Given problem: Begin with the first line of the material and copy each line word for word through the line that contains "-50, -45, -40]"; the pictures are left out.

Data:
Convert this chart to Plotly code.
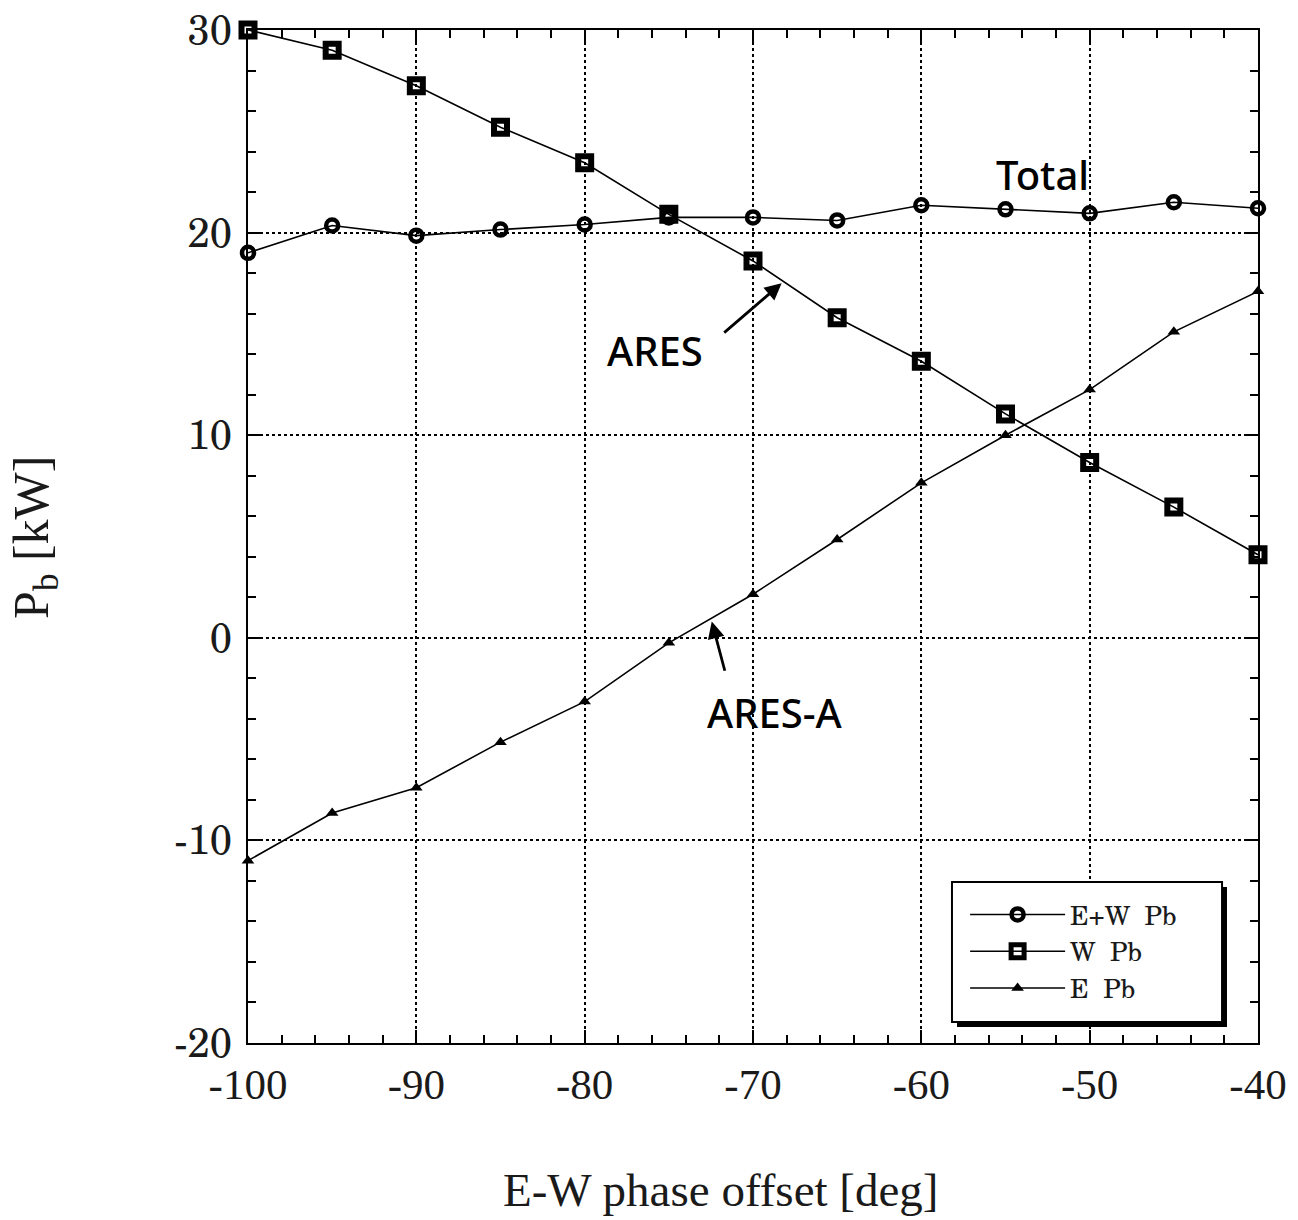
import plotly.graph_objects as go

# E-W phase offset [deg]
phase = [-100, -95, -90, -85, -80, -75, -70, -65, -60, -55, -50, -45, -40]

# Power per branch [kW]
ew_pb = [19.0, 20.35, 19.85, 20.15, 20.4, 20.75, 20.75, 20.6, 21.35, 21.15, 20.95, 21.5, 21.2]
w_pb = [30.0, 29.0, 27.25, 25.2, 23.45, 20.9, 18.6, 15.8, 13.65, 11.05, 8.65, 6.45, 4.1]
e_pb = [-11.0, -8.65, -7.4, -5.15, -3.15, -0.25, 2.15, 4.85, 7.65, 10.0, 12.25, 15.1, 17.1]

x_ticks = [-100, -90, -80, -70, -60, -50, -40]
y_ticks = [-20, -10, 0, 10, 20, 30]

SERIF_X = "Liberation Serif, Times New Roman, serif"
SERIF_Y = "Century Schoolbook, TeX Gyre Schola, DejaVu Serif, serif"
HAND = "Noto Sans, Lato, DejaVu Sans, sans-serif"

fig = go.Figure()

fig.add_trace(go.Scatter(
    x=phase, y=ew_pb, name="E+W  Pb", mode="lines+markers",
    line=dict(color="black", width=1.6),
    marker=dict(symbol="circle-open", size=12, color="black", line=dict(width=4.5, color="black")),
    cliponaxis=False,
))
fig.add_trace(go.Scatter(
    x=phase, y=w_pb, name="W  Pb", mode="lines+markers",
    line=dict(color="black", width=1.6),
    marker=dict(symbol="square-open", size=13, color="black", line=dict(width=6, color="black")),
    cliponaxis=False,
))
fig.add_trace(go.Scatter(
    x=phase, y=e_pb, name="E  Pb", mode="lines+markers",
    line=dict(color="black", width=1.6),
    marker=dict(symbol="triangle-up", size=11, color="black"),
    cliponaxis=False,
))

axis_common = dict(
    showline=True, linecolor="black", linewidth=2, mirror="ticks",
    ticks="inside", ticklen=13, tickwidth=1.5, tickcolor="black",
    showgrid=True, gridcolor="black", griddash="dot", gridwidth=1.5,
    zeroline=False, automargin=False, ticklabeloverflow="allow",
)
minor_ticks = dict(dtick=2, ticks="inside", ticklen=8, tickwidth=1.5, tickcolor="black", showgrid=False)

fig.update_xaxes(
    range=[-100, -40], tickvals=x_ticks, ticktext=[str(v) for v in x_ticks],
    minor=minor_ticks, ticklabelstandoff=2,
    tickfont=dict(family=SERIF_X, size=43, color="#1a1a1a"),
    **axis_common,
)
fig.update_yaxes(
    range=[-20, 30], tickvals=y_ticks, ticktext=[str(v) for v in y_ticks],
    minor=minor_ticks, ticklabelstandoff=6,
    tickfont=dict(family=SERIF_Y, size=40, color="#1a1a1a"),
    **axis_common,
)

# Legend frame with drop shadow (legend itself is drawn on top)
fig.add_shape(type="rect", xref="paper", yref="paper",
              x0=0.702, x1=0.9693, y0=0.0158, y1=0.154,
              fillcolor="black", line=dict(width=0), layer="above")
fig.add_shape(type="rect", xref="paper", yref="paper",
              x0=0.697, x1=0.9644, y0=0.0207, y1=0.159,
              fillcolor="white", line=dict(color="black", width=2), layer="above")

fig.update_layout(
    width=1298, height=1220,
    margin=dict(l=248, r=40, t=30, b=177),
    plot_bgcolor="white", paper_bgcolor="white",
    showlegend=True,
    legend=dict(
        x=0.71, y=0.150, xanchor="left", yanchor="top",
        bgcolor="rgba(0,0,0,0)", borderwidth=0,
        font=dict(family=SERIF_Y, size=26, color="#1a1a1a"),
        itemwidth=95, tracegroupgap=0,
    ),
    annotations=[
        # axis titles
        dict(x=0.468, y=-0.145, xref="paper", yref="paper", text="E-W phase offset [deg]",
             showarrow=False, xanchor="center", yanchor="middle",
             font=dict(family=SERIF_X, size=47, color="#1a1a1a")),
        dict(x=-0.211, y=0.4995, xref="paper", yref="paper", text="P<sub>b</sub> [kW]",
             showarrow=False, xanchor="center", yanchor="middle", textangle=-90,
             font=dict(family=SERIF_X, size=50, color="#1a1a1a")),
        # hand-written labels
        dict(x=-52.8, y=22.85, xref="x", yref="y", text="Total", showarrow=False,
             font=dict(family=HAND, size=40, color="black", weight=500)),
        dict(x=-75.8, y=14.2, xref="x", yref="y", text="ARES", showarrow=False,
             font=dict(family=HAND, size=40, color="black", weight=500)),
        dict(x=-68.7, y=-3.7, xref="x", yref="y", text="ARES-A", showarrow=False,
             font=dict(family=HAND, size=40, color="black", weight=500)),
        dict(x=-68.3, y=17.5, ax=-71.8, ay=15.0, xref="x", yref="y", axref="x", ayref="y",
             text="", showarrow=True, arrowhead=2, arrowsize=1.2, arrowwidth=2.8, arrowcolor="black"),
        dict(x=-72.45, y=0.8, ax=-71.65, ay=-1.7, xref="x", yref="y", axref="x", ayref="y",
             text="", showarrow=True, arrowhead=2, arrowsize=1.2, arrowwidth=2.8, arrowcolor="black"),
    ],
)

fig.write_html("out.html")
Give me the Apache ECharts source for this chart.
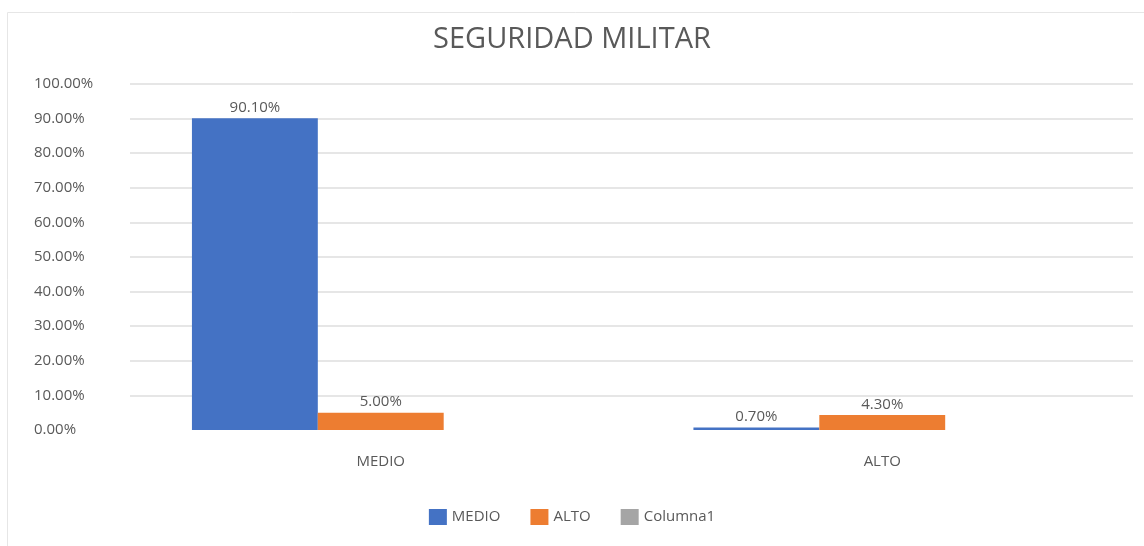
<!DOCTYPE html>
<html>
<head>
<meta charset="utf-8">
<script src="https://cdn.jsdelivr.net/npm/echarts@6/dist/echarts.min.js"></script>
<style>html,body{margin:0;padding:0;background:#fff}#c{width:1144px;height:546px}</style>
</head>
<body>
<div id="c"></div>
<script>
const title = 'SEGURIDAD MILITAR';
const categories = ['MEDIO', 'ALTO'];
const seriesNames = ['MEDIO', 'ALTO', 'Columna1'];
const medioValues = [90.1, 0.7];
const altoValues = [5.0, 4.3];
const columna1Values = [null, null];
const colors = ['#4472C4', '#ED7D31', '#A5A5A5'];

const chart = echarts.init(document.getElementById('c'));
const fmt = v => v.toFixed(2) + '%';
const FONT = 'Open Sans';
const labelCfg = {
  show: true, position: 'top', distance: 3,
  color: '#595959', fontSize: 15, fontFamily: FONT,
  formatter: p => fmt(p.value)
};
const valuesList = [medioValues, altoValues, columna1Values];
const gridColors = ['#ffffff'].concat(Array(10).fill('#e6e6e6'));
chart.setOption({
  animation: false,
  backgroundColor: '#fff',
  graphic: [{
    type: 'polyline', shape: { points: [[7.5, 546], [7.5, 12.5], [1144, 12.5]] },
    style: { stroke: '#e6e6e6', lineWidth: 1, fill: null }
  }],
  title: {
    text: title, left: 'center', top: 20,
    textStyle: { color: '#595959', fontSize: 29, fontWeight: 'normal', fontFamily: FONT }
  },
  legend: {
    bottom: 16, left: 'center', itemWidth: 18, itemHeight: 16, itemGap: 30, icon: 'rect',
    textStyle: { color: '#595959', fontSize: 15, fontFamily: FONT },
    data: seriesNames
  },
  grid: { left: 130, right: 11, top: 84, bottom: 116, containLabel: false },
  xAxis: {
    type: 'category', data: categories,
    axisLine: { show: false },
    axisTick: { show: false },
    axisLabel: { color: '#595959', fontSize: 15, fontFamily: FONT, margin: 24 }
  },
  yAxis: {
    type: 'value', min: 0, max: 100, interval: 10,
    axisLine: { show: false }, axisTick: { show: false },
    splitLine: { lineStyle: { color: gridColors, width: 2 } },
    axisLabel: { color: '#595959', fontSize: 15, fontFamily: FONT, margin: 20, align: 'left',
      formatter: v => v.toFixed(2) + '%', padding: [0, 0, 0, -76] }
  },
  series: seriesNames.map((n, i) => ({
    name: n, type: 'bar', data: valuesList[i],
    barWidth: '25.1%', barGap: '0%',
    itemStyle: { color: colors[i] },
    label: labelCfg
  }))
});
</script>
</body>
</html>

Answer to the task:
Convert this chart to Plotly code.
import plotly.graph_objects as go

# E-W phase offset [deg]
phase = [-100, -95, -90, -85, -80, -75, -70, -65, -60, -55, -50, -45, -40]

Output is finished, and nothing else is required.